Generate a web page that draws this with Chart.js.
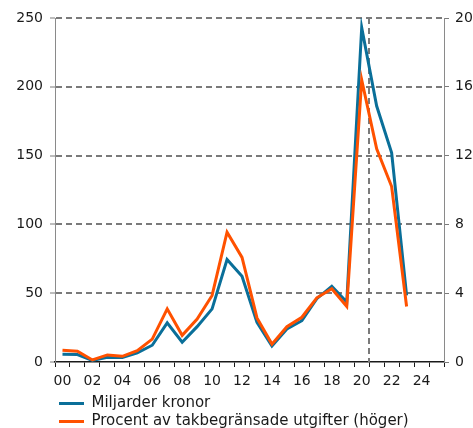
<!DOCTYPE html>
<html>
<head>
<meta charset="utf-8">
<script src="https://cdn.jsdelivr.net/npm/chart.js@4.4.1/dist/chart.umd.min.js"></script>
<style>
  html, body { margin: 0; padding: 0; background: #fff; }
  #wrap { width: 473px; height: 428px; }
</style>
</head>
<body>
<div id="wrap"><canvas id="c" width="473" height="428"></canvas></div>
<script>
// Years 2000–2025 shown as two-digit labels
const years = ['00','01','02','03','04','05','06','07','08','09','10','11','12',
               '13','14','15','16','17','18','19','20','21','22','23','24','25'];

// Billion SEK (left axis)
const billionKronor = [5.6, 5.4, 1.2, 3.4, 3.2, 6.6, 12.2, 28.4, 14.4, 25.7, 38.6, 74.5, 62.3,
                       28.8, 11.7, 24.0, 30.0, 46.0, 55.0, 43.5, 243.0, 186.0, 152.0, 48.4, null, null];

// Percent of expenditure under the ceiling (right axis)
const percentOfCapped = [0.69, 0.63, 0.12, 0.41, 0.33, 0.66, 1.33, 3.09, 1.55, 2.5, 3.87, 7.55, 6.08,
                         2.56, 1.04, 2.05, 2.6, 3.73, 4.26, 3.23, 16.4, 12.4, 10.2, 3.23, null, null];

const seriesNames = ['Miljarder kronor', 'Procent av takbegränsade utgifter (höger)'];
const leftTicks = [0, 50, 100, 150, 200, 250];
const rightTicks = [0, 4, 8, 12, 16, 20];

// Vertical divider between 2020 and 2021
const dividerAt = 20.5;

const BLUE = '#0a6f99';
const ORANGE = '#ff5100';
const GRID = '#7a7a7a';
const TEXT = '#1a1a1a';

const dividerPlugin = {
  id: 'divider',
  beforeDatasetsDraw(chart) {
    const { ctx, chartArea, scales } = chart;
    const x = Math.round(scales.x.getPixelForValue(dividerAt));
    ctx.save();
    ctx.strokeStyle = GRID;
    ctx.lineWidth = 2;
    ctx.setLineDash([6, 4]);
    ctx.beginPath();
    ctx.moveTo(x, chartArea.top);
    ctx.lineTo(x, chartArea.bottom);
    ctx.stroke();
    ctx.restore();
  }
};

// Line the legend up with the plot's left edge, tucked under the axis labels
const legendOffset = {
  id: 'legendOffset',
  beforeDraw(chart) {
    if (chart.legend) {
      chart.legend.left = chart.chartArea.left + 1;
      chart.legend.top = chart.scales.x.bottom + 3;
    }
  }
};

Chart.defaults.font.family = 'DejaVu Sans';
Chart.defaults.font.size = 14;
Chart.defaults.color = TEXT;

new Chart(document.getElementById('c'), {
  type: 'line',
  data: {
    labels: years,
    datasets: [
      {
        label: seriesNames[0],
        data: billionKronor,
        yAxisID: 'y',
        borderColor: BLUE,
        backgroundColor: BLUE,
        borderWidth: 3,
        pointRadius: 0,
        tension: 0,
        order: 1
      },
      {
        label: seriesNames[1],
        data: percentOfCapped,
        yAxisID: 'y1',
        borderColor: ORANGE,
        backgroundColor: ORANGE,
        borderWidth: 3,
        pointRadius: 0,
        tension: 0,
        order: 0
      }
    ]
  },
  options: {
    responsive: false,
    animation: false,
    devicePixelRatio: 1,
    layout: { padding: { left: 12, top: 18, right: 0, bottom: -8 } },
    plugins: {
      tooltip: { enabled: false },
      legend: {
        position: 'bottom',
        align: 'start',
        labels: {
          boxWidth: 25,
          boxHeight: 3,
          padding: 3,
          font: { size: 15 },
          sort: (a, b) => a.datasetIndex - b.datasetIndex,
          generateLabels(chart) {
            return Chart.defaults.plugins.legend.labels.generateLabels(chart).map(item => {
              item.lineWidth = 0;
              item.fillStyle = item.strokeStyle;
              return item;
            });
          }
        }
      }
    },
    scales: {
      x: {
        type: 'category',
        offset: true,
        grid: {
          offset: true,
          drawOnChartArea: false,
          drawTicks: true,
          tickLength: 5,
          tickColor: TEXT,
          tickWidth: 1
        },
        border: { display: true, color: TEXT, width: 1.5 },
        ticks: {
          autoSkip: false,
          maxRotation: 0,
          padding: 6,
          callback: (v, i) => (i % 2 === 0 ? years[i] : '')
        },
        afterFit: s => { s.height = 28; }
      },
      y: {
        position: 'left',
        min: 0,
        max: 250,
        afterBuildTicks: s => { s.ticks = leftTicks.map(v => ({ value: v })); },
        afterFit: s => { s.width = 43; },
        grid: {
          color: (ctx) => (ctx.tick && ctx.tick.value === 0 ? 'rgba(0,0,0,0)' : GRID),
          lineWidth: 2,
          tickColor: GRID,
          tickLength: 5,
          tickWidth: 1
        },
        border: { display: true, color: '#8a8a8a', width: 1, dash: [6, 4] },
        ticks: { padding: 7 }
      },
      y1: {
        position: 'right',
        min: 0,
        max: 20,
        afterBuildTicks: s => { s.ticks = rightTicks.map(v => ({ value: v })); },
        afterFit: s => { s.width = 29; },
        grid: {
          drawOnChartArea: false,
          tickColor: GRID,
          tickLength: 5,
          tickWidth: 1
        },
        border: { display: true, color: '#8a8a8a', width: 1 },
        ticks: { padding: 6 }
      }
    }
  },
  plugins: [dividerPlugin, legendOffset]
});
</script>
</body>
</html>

## What you will do
Take the lines from the start of the material to the line with "const dividerAt = 20.5;", both included, and transcribe them exactly without the pictures.

## Exercise output
Generate a web page that draws this with Chart.js.
<!DOCTYPE html>
<html>
<head>
<meta charset="utf-8">
<script src="https://cdn.jsdelivr.net/npm/chart.js@4.4.1/dist/chart.umd.min.js"></script>
<style>
  html, body { margin: 0; padding: 0; background: #fff; }
  #wrap { width: 473px; height: 428px; }
</style>
</head>
<body>
<div id="wrap"><canvas id="c" width="473" height="428"></canvas></div>
<script>
// Years 2000–2025 shown as two-digit labels
const years = ['00','01','02','03','04','05','06','07','08','09','10','11','12',
               '13','14','15','16','17','18','19','20','21','22','23','24','25'];

// Billion SEK (left axis)
const billionKronor = [5.6, 5.4, 1.2, 3.4, 3.2, 6.6, 12.2, 28.4, 14.4, 25.7, 38.6, 74.5, 62.3,
                       28.8, 11.7, 24.0, 30.0, 46.0, 55.0, 43.5, 243.0, 186.0, 152.0, 48.4, null, null];

// Percent of expenditure under the ceiling (right axis)
const percentOfCapped = [0.69, 0.63, 0.12, 0.41, 0.33, 0.66, 1.33, 3.09, 1.55, 2.5, 3.87, 7.55, 6.08,
                         2.56, 1.04, 2.05, 2.6, 3.73, 4.26, 3.23, 16.4, 12.4, 10.2, 3.23, null, null];

const seriesNames = ['Miljarder kronor', 'Procent av takbegränsade utgifter (höger)'];
const leftTicks = [0, 50, 100, 150, 200, 250];
const rightTicks = [0, 4, 8, 12, 16, 20];

// Vertical divider between 2020 and 2021
const dividerAt = 20.5;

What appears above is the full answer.